Our desire to pursue the investigation of this audile phenomenon at greater depth, combined with the curiosity and incredulity which Harner’s report had aroused, led us to travel, in March of 1971, to the tiny mission settlement of La Chorrera, 43 minutes south, 73 degrees west, on the banks of the Rio Igara-parana in Comisaria Amazonas, Colombia. We felt that here we could carry out firsthand observations into the phenomenology of the tryptamine dimension.
It was Harner’s article, then, that provided a significant portion of both the impetus for, and the interpretation of, the experiences that the McKenna brothers were experimenting with and trying to explain…
The irony of all of this is…….Harner’s article contains no mention of this phenomenon whatsoever!! Go ahead, read it yourself….(Harner does mention magical darts but nothing resembling the sort of fluid described by Dennis or Terence for which they specifically cite Harner’s 1968 article on multiple occasions).

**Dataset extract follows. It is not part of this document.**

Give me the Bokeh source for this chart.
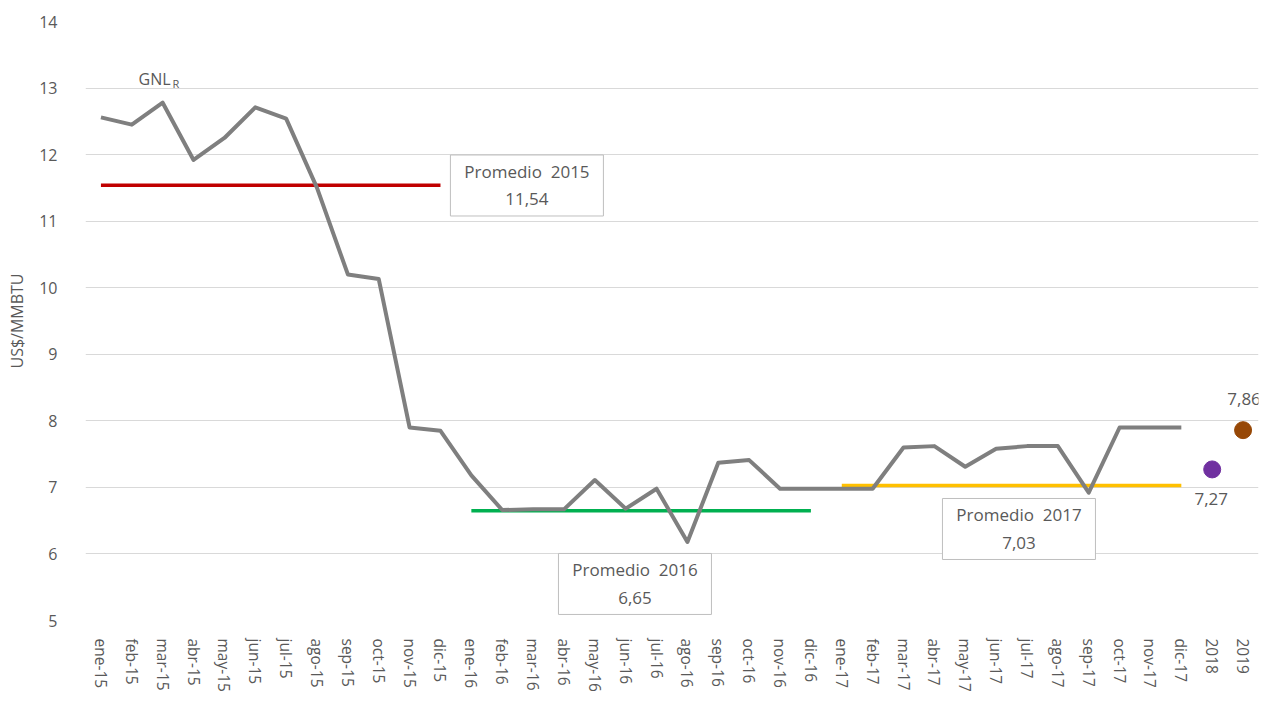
from bokeh.plotting import figure
from bokeh.models import FactorRange, Range1d, ColumnDataSource, LabelSet
from bokeh.core.properties import value
from bokeh.embed import file_html
from bokeh.resources import INLINE

months = ["ene-15", "feb-15", "mar-15", "abr-15", "may-15", "jun-15", "jul-15", "ago-15",
          "sep-15", "oct-15", "nov-15", "dic-15",
          "ene-16", "feb-16", "mar-16", "abr-16", "may-16", "jun-16", "jul-16", "ago-16",
          "sep-16", "oct-16", "nov-16", "dic-16",
          "ene-17", "feb-17", "mar-17", "abr-17", "may-17", "jun-17", "jul-17", "ago-17",
          "sep-17", "oct-17", "nov-17", "dic-17"]
years_extra = ["2018", "2019"]
categories = months + years_extra

gnl_values = [12.56, 12.45, 12.78, 11.92, 12.25, 12.71, 12.54, 11.50,
              10.20, 10.13, 7.90, 7.85,
              7.18, 6.66, 6.67, 6.67, 7.11, 6.68, 6.98, 6.18,
              7.37, 7.41, 6.98, 6.98,
              6.98, 6.98, 7.60, 7.62, 7.31, 7.58, 7.62, 7.62,
              6.92, 7.90, 7.90, 7.90]

extra_values = [7.27, 7.86]
extra_labels = ["7,27", "7,86"]
extra_colors = ["#7030a0", "#974806"]

avg_years = ["2015", "2016", "2017"]
avg_values = [11.54, 6.65, 7.03]
avg_labels = ["11,54", "6,65", "7,03"]
avg_start = ["ene-15", "ene-16", "ene-17"]
avg_end = ["dic-15", "dic-16", "dic-17"]
avg_colors = ["#c00000", "#00b050", "#ffc000"]

y_ticks = [5, 6, 7, 8, 9, 10, 11, 12, 13, 14]

FONT = "Open Sans"
TXT = "#595959"

p = figure(width=1262, height=697, x_range=FactorRange(*categories),
           y_range=Range1d(5, 14), output_backend="svg", toolbar_location=None,
           min_border_left=85, min_border_right=4, min_border_top=21, min_border_bottom=77)
p.outline_line_color = None
p.background_fill_color = "white"
p.border_fill_color = "white"

# grid
p.xgrid.grid_line_color = None
p.ygrid.grid_line_color = "#d9d9d9"
p.ygrid.grid_line_width = 1
p.yaxis.ticker = y_ticks

# axes
for ax in (p.xaxis, p.yaxis):
    ax.axis_line_color = None
    ax.major_tick_line_color = None
    ax.minor_tick_line_color = None
    ax.major_label_text_color = TXT
    ax.major_label_text_font = FONT
p.yaxis.major_label_text_font_size = "16px"
p.yaxis.major_label_standoff = 22
p.yaxis.axis_label = "US$/MMBTU"
p.yaxis.axis_label_text_font = FONT
p.yaxis.axis_label_text_font_size = "16px"
p.yaxis.axis_label_text_font_style = "normal"
p.yaxis.axis_label_text_color = TXT
p.yaxis.axis_label_standoff = 8
p.xaxis.major_label_orientation = "vertical"
p.xaxis.major_label_text_font_size = "15.5px"
p.xaxis.major_label_standoff = 12

# averages
p.segment(x0=avg_start, x1=avg_end, y0=avg_values, y1=avg_values,
          line_color=avg_colors, line_width=3.5)

# main line
p.line(x=months, y=gnl_values, line_color="#7f7f7f", line_width=4, line_join="round")

# 2018/2019 dots
extra_src = ColumnDataSource(dict(x=years_extra, y=extra_values, label=extra_labels,
                                  color=extra_colors, yoff=[-30, 31], xoff=[-1, 1]))
p.scatter(x="x", y="y", size=17, fill_color="color", line_color="color", source=extra_src)
p.add_layout(LabelSet(x="x", y="y", text="label", source=extra_src, x_offset="xoff",
                      y_offset="yoff", text_align="center", text_baseline="middle",
                      text_font=value(FONT), text_font_size="17px", text_color=TXT))

# average boxes (positions in synthetic category coordinates)
box_x = [14.30, 17.80, 30.24]
box_y = [11.536, 5.549, 6.375]
p.rect(x=box_x, y=box_y, width=153, height=61, width_units="screen", height_units="screen",
       fill_color="white", line_color="#bfbfbf", line_width=1)
p.text(x=box_x, y=box_y, text=["Promedio\u00a0\u00a0" + yr for yr in avg_years], y_offset=-14,
       text_align="center", text_baseline="middle", text_font=value(FONT),
       text_font_size="17px", text_color=TXT)
p.text(x=box_x, y=box_y, text=avg_labels, y_offset=14,
       text_align="center", text_baseline="middle", text_font=value(FONT),
       text_font_size="17px", text_color=TXT)

# series label GNL_R
p.text(x=[1.72], y=[13.14], text=["GNL"], text_align="left", text_baseline="middle",
       text_font=value(FONT), text_font_size="16px", text_color=TXT)
p.text(x=[1.72], y=[13.14], text=["R"], x_offset=34, y_offset=5, text_align="left",
       text_baseline="middle", text_font=value(FONT), text_font_size="11px", text_color=TXT)

open("out.html", "w").write(file_html(p, INLINE))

I have uncovered a partial recording (previously not available online) in which Terence, in the presence of learned colleagues, discusses this in more detail and admits the flub:
Persistent is the idea that these ayahuasqueros vomit or produce out of their bodies some kind of substance, a magical substance, that is the basis of their witchcraft. And, you know, your attitude toward this can be that it’s sleight of hand or that it’s lying or that it’s absolutely true…
Uh, Dennis, in 1970, came across a reference to this in some piece of literature. I confess that I have occasionally cited it as Michael Harner’s article ‘The Sound of Rushing Water’, which appeared in Natural History magazine in 1967 [it’s 1968]. Just to confirm Marlene [Dobkin de Rios]’s opinion, if you actually read that article, you will discover there is no reference to this in there. Uh, I couldn’t find a reference in the literature until years after our investigation of the phenomenon was pretty much wrapped up. I was amazed to discover that our supposition that such a thing existed actually is supported in the literature. Luis Eduardo Luna…has talked about this in numerous of his more scholarly publications. What is claimed is that there are, among very unacculturated people, a habit, when intoxicated on ayahuasca, of vomiting a material, and then, what’s said of it is that it’s blue, that the shamans use it to accomplish all of their magic, and that when you spread it out on the bottom of a flat bowl that you can see the future in it or the past in it.
So, there you have it……Michael Harner’s non-existent contribution to the careers of the brothers McKenna.
Thanks, Michael, for making the world a more interesting place, as a result of both your real and imagined contributions!